Rows from a dataset of charts and code
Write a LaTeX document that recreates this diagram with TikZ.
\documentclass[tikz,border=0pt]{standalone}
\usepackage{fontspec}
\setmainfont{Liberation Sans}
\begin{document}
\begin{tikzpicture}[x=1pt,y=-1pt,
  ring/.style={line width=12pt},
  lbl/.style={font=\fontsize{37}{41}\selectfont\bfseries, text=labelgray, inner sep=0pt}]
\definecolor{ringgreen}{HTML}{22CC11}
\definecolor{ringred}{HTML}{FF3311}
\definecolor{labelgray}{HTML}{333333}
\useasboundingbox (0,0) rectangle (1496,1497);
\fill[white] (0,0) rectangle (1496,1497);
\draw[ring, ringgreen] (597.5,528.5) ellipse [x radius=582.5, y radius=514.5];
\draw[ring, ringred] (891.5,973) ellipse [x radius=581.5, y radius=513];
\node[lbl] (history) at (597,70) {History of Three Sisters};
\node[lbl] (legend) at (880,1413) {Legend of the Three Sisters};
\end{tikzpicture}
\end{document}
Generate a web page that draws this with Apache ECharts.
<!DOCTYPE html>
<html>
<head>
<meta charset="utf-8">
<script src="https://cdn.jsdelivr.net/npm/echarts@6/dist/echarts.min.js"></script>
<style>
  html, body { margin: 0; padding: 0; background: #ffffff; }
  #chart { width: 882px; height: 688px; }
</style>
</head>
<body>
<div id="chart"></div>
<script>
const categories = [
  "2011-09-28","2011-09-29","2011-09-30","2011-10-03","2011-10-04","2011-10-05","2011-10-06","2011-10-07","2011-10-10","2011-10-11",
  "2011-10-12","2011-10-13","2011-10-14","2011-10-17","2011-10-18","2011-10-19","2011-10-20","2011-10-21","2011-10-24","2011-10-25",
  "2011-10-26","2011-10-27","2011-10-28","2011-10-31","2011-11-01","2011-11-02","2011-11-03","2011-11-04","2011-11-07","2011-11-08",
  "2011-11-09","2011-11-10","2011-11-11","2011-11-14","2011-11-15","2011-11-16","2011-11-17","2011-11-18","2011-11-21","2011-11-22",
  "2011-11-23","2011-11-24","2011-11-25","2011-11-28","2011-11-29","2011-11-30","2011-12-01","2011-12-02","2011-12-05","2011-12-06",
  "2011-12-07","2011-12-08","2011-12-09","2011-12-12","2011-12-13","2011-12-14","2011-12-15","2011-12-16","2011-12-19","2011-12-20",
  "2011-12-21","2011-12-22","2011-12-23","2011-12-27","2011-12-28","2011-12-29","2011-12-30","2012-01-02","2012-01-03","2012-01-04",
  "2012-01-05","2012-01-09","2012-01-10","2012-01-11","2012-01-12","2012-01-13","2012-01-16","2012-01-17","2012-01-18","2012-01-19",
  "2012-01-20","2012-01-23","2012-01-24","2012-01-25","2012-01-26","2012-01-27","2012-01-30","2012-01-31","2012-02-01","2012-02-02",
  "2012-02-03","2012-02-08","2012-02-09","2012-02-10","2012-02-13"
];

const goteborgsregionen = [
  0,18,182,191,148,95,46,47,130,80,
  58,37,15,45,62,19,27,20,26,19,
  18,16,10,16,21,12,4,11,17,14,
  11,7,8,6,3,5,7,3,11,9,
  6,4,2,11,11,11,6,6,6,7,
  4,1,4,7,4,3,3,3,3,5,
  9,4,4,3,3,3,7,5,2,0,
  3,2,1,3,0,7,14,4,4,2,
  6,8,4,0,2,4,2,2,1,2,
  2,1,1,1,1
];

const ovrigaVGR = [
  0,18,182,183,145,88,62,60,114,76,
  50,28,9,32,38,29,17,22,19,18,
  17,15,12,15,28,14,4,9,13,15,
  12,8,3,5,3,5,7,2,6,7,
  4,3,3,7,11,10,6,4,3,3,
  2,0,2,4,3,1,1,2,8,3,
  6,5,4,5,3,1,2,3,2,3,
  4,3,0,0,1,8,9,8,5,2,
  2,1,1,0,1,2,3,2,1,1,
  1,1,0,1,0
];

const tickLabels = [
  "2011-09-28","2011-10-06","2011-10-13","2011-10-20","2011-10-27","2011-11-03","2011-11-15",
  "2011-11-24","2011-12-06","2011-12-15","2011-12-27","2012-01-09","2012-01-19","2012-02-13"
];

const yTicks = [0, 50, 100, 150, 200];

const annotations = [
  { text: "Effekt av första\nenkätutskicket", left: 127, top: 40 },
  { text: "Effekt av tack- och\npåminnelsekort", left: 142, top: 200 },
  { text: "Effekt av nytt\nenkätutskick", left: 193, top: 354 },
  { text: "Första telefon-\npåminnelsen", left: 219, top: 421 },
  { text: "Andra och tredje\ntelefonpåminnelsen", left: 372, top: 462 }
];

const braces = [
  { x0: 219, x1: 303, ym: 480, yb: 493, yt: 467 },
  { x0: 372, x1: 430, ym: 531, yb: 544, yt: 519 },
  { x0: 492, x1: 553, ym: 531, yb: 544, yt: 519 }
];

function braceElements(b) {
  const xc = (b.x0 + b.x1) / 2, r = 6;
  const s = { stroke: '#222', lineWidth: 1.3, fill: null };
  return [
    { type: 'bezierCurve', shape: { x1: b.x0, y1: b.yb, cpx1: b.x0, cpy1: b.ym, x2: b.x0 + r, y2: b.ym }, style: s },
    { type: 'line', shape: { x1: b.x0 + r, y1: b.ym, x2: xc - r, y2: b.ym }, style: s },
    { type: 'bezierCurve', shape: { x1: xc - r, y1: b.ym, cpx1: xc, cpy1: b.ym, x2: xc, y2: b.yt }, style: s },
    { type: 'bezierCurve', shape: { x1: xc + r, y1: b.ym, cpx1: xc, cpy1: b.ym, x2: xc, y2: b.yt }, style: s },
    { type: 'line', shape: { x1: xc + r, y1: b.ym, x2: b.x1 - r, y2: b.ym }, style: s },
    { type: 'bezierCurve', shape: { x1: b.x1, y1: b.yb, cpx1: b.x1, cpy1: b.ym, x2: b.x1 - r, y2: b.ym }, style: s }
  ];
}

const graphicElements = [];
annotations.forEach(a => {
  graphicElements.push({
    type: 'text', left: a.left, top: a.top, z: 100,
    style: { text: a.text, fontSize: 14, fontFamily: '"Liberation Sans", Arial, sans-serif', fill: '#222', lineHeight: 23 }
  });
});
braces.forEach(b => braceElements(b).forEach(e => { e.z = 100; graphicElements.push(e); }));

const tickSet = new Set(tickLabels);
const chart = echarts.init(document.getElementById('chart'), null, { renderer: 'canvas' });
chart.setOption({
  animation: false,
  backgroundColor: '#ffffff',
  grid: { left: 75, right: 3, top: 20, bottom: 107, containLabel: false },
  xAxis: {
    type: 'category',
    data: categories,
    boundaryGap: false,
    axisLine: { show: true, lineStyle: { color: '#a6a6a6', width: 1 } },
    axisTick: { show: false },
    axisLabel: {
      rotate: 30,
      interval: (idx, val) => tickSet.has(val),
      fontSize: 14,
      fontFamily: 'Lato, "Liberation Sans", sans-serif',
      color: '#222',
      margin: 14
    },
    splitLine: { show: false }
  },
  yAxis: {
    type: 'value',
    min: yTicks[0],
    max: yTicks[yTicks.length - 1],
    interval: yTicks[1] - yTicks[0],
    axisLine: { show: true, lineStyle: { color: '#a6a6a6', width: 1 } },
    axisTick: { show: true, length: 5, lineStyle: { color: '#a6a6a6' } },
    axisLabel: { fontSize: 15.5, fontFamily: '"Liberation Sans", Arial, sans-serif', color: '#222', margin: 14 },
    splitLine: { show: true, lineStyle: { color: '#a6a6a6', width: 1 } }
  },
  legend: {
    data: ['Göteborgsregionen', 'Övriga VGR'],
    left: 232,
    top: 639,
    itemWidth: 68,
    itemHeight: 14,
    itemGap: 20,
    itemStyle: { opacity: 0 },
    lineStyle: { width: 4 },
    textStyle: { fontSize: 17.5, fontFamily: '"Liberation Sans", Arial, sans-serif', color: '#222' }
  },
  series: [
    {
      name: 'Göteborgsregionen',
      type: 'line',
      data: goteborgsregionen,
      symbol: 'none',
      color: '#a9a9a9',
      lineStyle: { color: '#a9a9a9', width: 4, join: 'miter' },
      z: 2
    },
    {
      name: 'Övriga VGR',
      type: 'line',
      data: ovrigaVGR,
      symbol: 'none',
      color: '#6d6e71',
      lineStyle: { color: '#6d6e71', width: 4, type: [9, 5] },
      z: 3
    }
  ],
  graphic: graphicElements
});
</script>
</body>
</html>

* What the exercise asks *
Report how many lines in the records above contain the word "that", giving only the number.

* Result of this task *
2